Reformation is worth it for groups of five or more that already know Coup. It adds Allegiance: players belong to factions, and hostile actions are generally directed across factions until a conversion changes the map. The Inquisitor can replace the Ambassador, adding peeking and card-exchange pressure. The Treasury creates another shared target for manipulation.
Do not add it to a first game. Base Coup’s virtue is that five roles become a common language. Reformation is best when that language is already automatic and the table wants shifting teams, larger counts, and more reasons to read alliances.
Reformation is excellent for four or more players who already enjoy base Coup.
Reformation or Rebellion G54?
Reformation deepens the familiar five-role game. Rebellion G54 offers a large pool of roles and uses selected sets, creating enormous variety but a higher learning cost and less instantly shared language. Current player advice is sensible: if you choose G54, keep the same role set for several games before randomizing again.

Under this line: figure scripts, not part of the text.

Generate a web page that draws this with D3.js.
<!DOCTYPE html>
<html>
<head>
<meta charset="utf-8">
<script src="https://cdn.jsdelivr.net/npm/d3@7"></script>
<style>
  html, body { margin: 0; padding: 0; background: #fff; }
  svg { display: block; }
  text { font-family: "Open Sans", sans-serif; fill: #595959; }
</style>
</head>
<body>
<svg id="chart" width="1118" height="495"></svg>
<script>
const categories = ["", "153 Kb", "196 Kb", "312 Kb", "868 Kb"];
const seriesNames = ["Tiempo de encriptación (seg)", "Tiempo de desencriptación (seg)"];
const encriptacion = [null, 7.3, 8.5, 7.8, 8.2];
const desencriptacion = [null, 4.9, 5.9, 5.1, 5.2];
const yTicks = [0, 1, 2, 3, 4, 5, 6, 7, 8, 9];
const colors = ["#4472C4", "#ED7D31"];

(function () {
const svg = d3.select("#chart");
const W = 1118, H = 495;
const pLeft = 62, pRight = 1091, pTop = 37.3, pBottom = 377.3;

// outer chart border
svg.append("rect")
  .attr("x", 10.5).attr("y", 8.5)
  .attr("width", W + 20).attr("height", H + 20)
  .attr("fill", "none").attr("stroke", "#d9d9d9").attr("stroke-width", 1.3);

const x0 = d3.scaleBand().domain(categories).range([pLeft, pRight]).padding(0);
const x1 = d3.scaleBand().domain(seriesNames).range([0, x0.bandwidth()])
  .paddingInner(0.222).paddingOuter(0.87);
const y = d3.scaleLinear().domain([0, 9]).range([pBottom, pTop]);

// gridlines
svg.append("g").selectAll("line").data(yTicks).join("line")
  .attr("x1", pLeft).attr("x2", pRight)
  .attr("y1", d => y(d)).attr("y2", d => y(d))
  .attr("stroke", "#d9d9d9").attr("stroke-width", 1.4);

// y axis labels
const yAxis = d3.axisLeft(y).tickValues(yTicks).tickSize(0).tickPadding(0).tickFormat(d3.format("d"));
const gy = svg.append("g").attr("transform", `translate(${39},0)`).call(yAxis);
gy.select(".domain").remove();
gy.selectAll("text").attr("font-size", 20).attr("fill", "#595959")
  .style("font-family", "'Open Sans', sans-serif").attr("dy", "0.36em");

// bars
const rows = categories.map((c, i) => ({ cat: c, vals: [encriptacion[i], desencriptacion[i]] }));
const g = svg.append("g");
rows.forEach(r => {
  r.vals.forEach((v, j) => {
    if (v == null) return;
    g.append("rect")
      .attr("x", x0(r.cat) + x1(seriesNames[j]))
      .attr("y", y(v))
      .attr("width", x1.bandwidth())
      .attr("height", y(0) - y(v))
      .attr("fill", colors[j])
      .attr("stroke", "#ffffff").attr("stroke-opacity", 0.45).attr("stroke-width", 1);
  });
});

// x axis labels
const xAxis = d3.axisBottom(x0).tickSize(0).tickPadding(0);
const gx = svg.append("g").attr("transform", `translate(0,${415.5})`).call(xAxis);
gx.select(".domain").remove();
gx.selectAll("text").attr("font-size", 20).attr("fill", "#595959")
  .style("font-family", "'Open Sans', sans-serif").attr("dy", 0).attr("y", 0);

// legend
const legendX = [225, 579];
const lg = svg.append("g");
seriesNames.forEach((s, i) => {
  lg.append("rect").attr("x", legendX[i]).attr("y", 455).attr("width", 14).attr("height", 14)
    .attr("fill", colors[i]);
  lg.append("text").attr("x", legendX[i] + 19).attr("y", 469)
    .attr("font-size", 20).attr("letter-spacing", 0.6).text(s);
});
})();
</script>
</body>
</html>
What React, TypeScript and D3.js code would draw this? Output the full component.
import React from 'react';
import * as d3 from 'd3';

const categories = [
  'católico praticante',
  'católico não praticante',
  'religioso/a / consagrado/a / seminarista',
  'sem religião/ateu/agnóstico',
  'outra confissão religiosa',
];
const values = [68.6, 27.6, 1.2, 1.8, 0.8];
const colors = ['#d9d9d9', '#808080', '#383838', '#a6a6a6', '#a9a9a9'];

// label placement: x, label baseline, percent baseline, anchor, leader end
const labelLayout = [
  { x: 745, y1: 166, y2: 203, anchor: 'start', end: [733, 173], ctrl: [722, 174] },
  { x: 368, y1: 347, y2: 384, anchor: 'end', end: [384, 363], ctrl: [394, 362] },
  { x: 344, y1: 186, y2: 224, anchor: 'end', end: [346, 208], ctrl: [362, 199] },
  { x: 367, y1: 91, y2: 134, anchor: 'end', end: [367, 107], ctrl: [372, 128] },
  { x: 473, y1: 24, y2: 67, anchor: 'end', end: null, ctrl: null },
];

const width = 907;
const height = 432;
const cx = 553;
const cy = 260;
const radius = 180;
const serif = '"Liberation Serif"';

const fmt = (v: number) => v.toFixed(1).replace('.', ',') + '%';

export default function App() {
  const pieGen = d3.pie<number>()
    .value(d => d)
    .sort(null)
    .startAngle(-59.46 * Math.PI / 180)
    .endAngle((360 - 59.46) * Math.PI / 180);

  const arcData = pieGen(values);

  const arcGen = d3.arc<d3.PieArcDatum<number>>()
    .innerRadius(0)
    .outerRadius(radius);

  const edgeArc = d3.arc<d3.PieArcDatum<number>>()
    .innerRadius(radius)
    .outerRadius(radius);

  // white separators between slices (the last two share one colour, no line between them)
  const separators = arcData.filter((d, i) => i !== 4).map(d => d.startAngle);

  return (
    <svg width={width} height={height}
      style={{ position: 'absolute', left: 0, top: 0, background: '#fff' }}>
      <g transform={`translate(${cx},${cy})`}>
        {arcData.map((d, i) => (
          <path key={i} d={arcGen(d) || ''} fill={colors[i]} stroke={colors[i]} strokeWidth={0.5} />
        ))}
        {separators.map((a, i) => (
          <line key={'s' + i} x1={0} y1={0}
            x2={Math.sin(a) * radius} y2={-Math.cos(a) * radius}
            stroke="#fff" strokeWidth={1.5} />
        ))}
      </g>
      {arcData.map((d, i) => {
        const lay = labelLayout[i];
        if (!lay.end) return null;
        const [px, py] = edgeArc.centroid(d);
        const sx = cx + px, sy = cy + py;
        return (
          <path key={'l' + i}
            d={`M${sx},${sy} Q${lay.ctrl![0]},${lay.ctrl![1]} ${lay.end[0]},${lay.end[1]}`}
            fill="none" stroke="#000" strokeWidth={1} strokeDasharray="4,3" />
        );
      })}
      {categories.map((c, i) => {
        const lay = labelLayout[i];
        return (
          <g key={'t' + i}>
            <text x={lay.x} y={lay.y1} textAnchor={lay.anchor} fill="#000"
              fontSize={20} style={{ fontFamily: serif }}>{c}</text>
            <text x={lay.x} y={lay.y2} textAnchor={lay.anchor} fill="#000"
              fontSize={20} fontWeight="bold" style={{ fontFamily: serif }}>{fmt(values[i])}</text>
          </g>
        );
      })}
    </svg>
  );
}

Otherwise each round becomes rules discovery instead of bluff development.
For most households: base, then Reformation. Choose G54 for a group that replays Coup heavily and actively wants a configurable system. It is not the premium edition every fan is obliged to graduate into.
Reformation deepens the familiar five-role game.

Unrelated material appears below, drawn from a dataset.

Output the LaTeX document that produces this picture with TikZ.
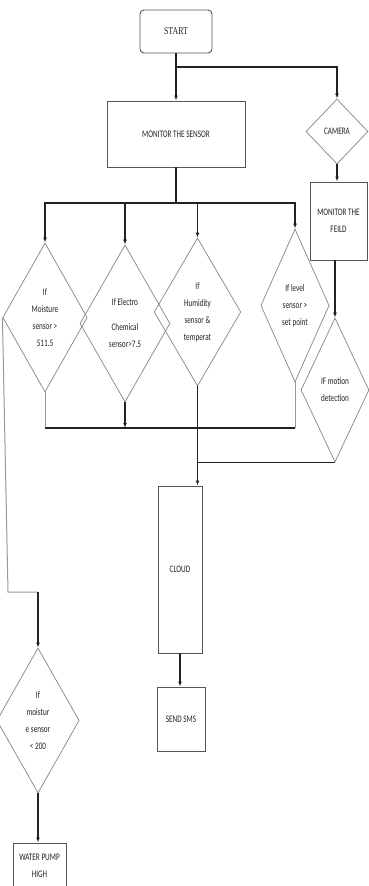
\documentclass[tikz,border=0pt]{standalone}
\usepackage{fontspec}
\usetikzlibrary{shapes.geometric,arrows.meta}
\newfontfamily\nf[FakeStretch=0.72]{Carlito}
\newfontfamily\serfont[FakeStretch=0.75]{Liberation Serif}
\definecolor{boxc}{HTML}{555555}
\definecolor{dia}{HTML}{858585}
\definecolor{dark}{HTML}{222222}
\definecolor{lite}{HTML}{999999}
\definecolor{txt}{HTML}{222222}
\tikzset{
  procbox/.style={draw=boxc, line width=0.9pt, rectangle, inner sep=0pt, align=center, text=txt,
     font=\nf\fontsize{10}{17}\selectfont},
  decis/.style={draw=dia, line width=0.7pt, diamond, inner sep=0pt, align=center, text=txt,
     font=\nf\fontsize{10}{17}\selectfont},
  conn/.style={draw=dark, line width=1.2pt},
  thinconn/.style={draw=lite, line width=1pt},
  arr/.style={-{Latex[length=5pt,width=3.8pt]}},
}
\begin{document}
\begin{tikzpicture}[x=1pt,y=-1pt]
\useasboundingbox[fill=white] (0,0) rectangle (368,886);
% nodes
\node[procbox, rounded corners=4pt, minimum width=72pt, minimum height=43pt, font=\serfont\fontsize{10.5}{12}\selectfont] (start) at (176,31.5) {START};
\node[procbox, minimum width=138pt, minimum height=66pt] (mon) at (176,134) {MONITOR THE SENSOR};
\node[decis, minimum width=62pt, minimum height=65pt] (cam) at (337,131.5) {CAMERA};
\node[procbox, minimum width=57pt, minimum height=78pt] (feild) at (338.5,221) {MONITOR THE\\FEILD};
\node[decis, minimum width=72pt, minimum height=149pt] (d1) at (45,317.5) {If\\Moisture\\sensor >\\511.5};
\node[decis, minimum width=90pt, minimum height=157pt] (d2) at (125,323.5) {If Electro\\[8pt]Chemical\\sensor>7.5};
\node[decis, minimum width=69pt, minimum height=148pt] (d3) at (197.5,312) {If\\Humidity\\sensor \&\\temperat};
\node[decis, minimum width=68pt, minimum height=153pt] (d4) at (295,305.5) {If level\\sensor >\\set point};
\node[decis, minimum width=68pt, minimum height=144pt] (mot) at (335,390) {IF motion\\detection};
\node[procbox, minimum width=44pt, minimum height=167pt] (cloud) at (180,569.5) {CLOUD};
\node[procbox, minimum width=48pt, minimum height=64pt] (sms) at (181,719) {SEND SMS};
\node[decis, minimum width=64pt, minimum height=145pt] (d5) at (38,720.5) {If\\moistur\\e sensor\\< 200};
\node[procbox, minimum width=53pt, minimum height=45pt] (pump) at (39.5,865.5) {WATER PUMP\\HIGH};
% junction coordinates
\coordinate (j1) at (176,67);
\coordinate (bus1) at (176,203);
\coordinate (bus2) at (176,428);
\coordinate (lft) at (8,592);
% connectors from start
\draw[conn, arr] (start.south) -- (mon.north);
\draw[conn, arr] (j1) -| (cam.north);
\draw[conn, arr] (cam.south) -- (cam.south |- feild.north);
\draw[conn, arr] (feild.south -| mot.north) -- (mot.north);
% sensor bus
\draw[conn] (mon.south) -- (bus1);
\draw[conn, arr] (bus1) -| (d1.north);
\draw[conn, arr] (bus1) -| (d2.north);
\draw[conn, arr] (bus1) -| (d3.north);
\draw[conn, arr] (bus1) -| (d4.north);
% bottom bus
\draw[thinconn] (d1.south) -- (d1.south |- bus2);
\draw[thinconn] (d4.south) -- (d4.south |- bus2);
\draw[conn] (d1.south |- bus2) -- (d4.south |- bus2);
\draw[conn, arr] (d2.south) -- (d2.south |- bus2);
\draw[conn, line width=1.5pt, arr] (d3.south) -- (d3.south |- cloud.north);
\draw[conn] (mot.south) -- (mot.south -| d3.south);
\draw[conn, arr] (cloud.south) -- (cloud.south |- sms.north);
% moisture low branch
\draw[thinconn] (d1.west) -- (lft) -- (lft -| d5.north);
\draw[conn, arr] (lft -| d5.north) -- (d5.north);
\draw[conn, arr] (d5.south) -- (d5.south |- pump.north);
\end{tikzpicture}
\end{document}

How do you host a better Coup table?
Play the first round open-handed and allow truthful claims only. That teaches action, counteraction, challenge, and card replacement without performance anxiety. In the real game, require claims and blocks to be spoken clearly before anyone reacts. Resolve one window at a time: action, counteraction, challenge. Do not let the loudest player rewind timing after seeing responses.
Keep lost influence face up and coins visible. Run several rounds and rotate first player. Coup’s soul appears through repeated encounters—when a cautious player finally lies, when a habitual Duke is truthful, and when Dax smiles because the table challenged the wrong sentence.

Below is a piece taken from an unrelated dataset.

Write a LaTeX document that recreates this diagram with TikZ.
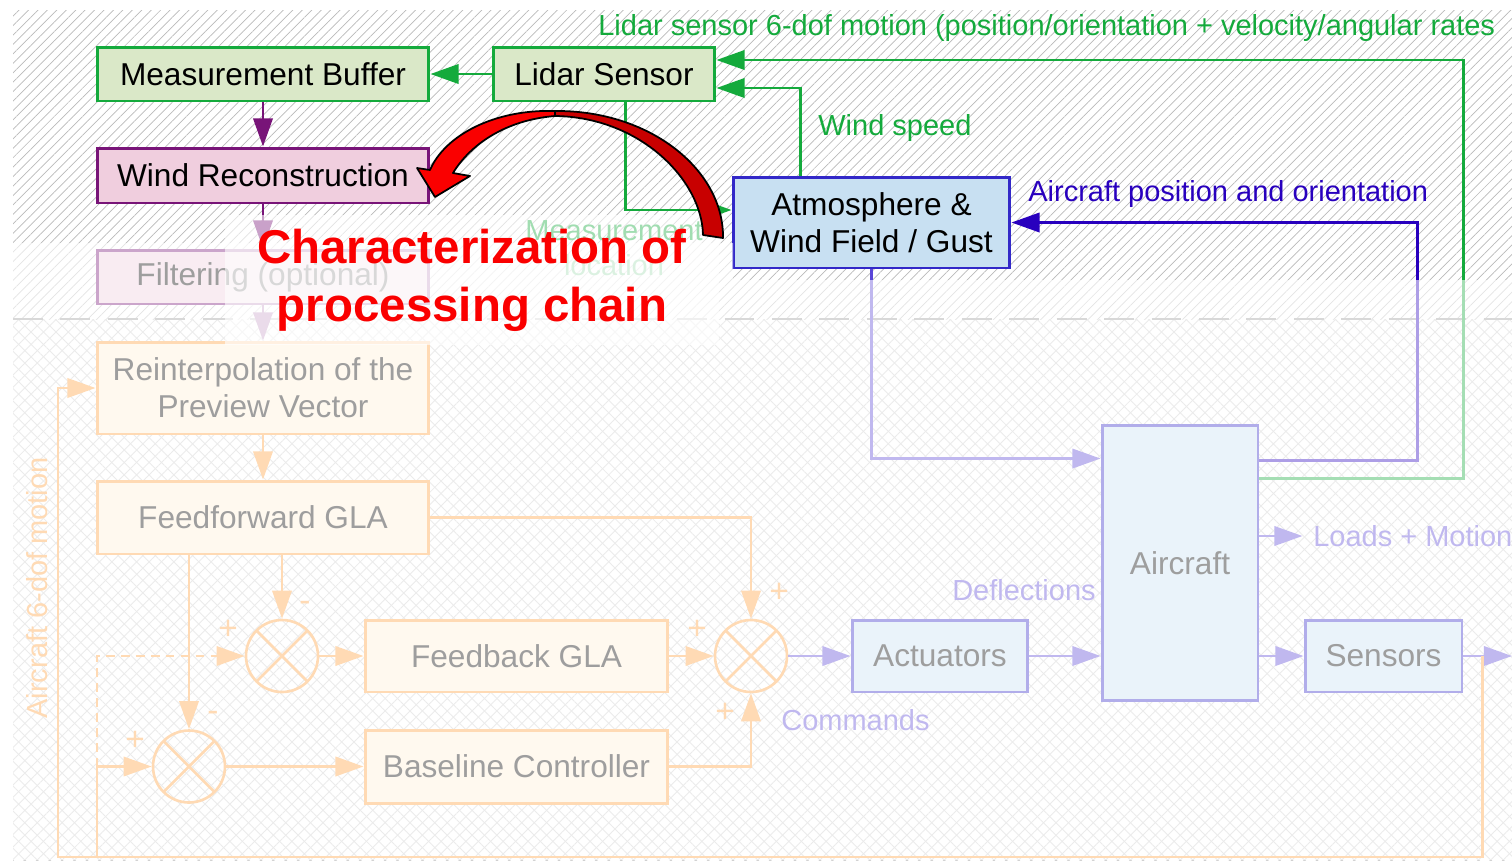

Play the first round open-handed and allow truthful claims only.
How should you play the final three-player and heads-up stages?
At three players, policing becomes unstable because challenging the leader can hand the untouched player the game. Count coins and forced-Coup distance every turn. Sometimes the correct move is Foreign Aid rather than a flashy character claim because it tests a block and preserves your influence. Do not assassinate a weak player automatically if their survival keeps pressure on the leader.
Heads-up Coup is a tempo duel. One lost influence sharply narrows credible defenses, and seven coins create an unavoidable clock. Captain pressure grows when the opponent cannot safely claim a block; Ambassador can refresh a compromised identity; Duke races. Track which roles are face up and remember that truthful challenge resolution returns a role to the deck. Dax’s endgame rule: stop performing for the eliminated audience. Choose the line that forces the opponent to make the last uncertain claim.
At three players, policing becomes unstable because challenging the leader can hand the untouched player the game.
What information survives after an influence is lost?
A revealed card is certainty and therefore changes every challenge price. If a Duke lies face up and two players continue claiming Duke, fewer truthful worlds remain. But exchanges and successful truthful challenges return roles to the deck, so the table’s certainty can loosen again. Announce every shuffle and replacement clearly.
Also remember what a player chose to reveal. Losing a Contessa may make future assassinations attractive; losing a Captain may invite steals; revealing the only role that supported earlier claims can expose the surviving card’s likely identity. Skilled players use that public history without declaring it infallible. The hidden card is still hidden, and Coup punishes the person who turns a good inference into a certainty one sentence too early.
A revealed card is certainty and therefore changes every challenge price.
The picks
Some links below are affiliate links — as an Amazon Associate, Puzzlewick earns from qualifying purchases, at no extra cost to you. It never changes a pick.
Coup
Five roles, two cards, and a remarkably deep bluffing loop in a pocketable box.
- Best first purchase.
- Five roles, two cards, and a remarkably deep bluffing loop in a pocketable box.
- Play several rounds before expanding.
Coup: Reformation
Fluid allegiances and the Inquisitor make larger tables more political.
- Best for four-plus regular players.
- Fluid allegiances and the Inquisitor make larger tables more political.
- Weak value at two or three.
Coup: Rebellion G54
A configurable role system with far more combinations and learning overhead.
- Best for heavy repeat groups wanting role variety.
- A configurable role system with far more combinations and learning overhead.
- Keep one set for multiple games before changing it.
At a glance
| Table | Best box | Reason |
|---|---|---|
| New to Coup | Base | Clean shared role language |
| 4–10 regular players | Reformation | Allegiances structure table politics |
| Highly experienced variety seekers | G54 | Configurable role sets |
| Mostly 2–3 players | Base | Reformation adds little at low count |
Questions, answered
Should you always claim Duke?
No. Duke is strong, but repeated visible income paints a target and narrows your believable role story.
When should I challenge?
When revealed cards, behavior, and your own survival incentive make the risk worthwhile—not simply because a claim is annoying.
Is Reformation good with three players?
It is playable, but its allegiance system is far better with four or more.
Is G54 better than Coup?
It is broader, not universally better. Standard Coup has cleaner shared knowledge and faster repeated play.
Is Coup good with two players?
It works, but three to five creates the table-policing and shifting incentives that make the bluffing system sing.
When should you add Reformation?
Add it after the base roles are fluent and primarily when playing four or more; factions are valuable when the table can exploit them.
Dax's verdict
Coup becomes excellent when the table stops treating claims as isolated coin buttons and starts treating them as a public biography. Buy the base game, learn how each role protects a future lie, then add Reformation for a larger political circle. Challenge when the risk actually belongs to you, bluff where you retain an exit, and never confuse a confident Duke with a confirmed one.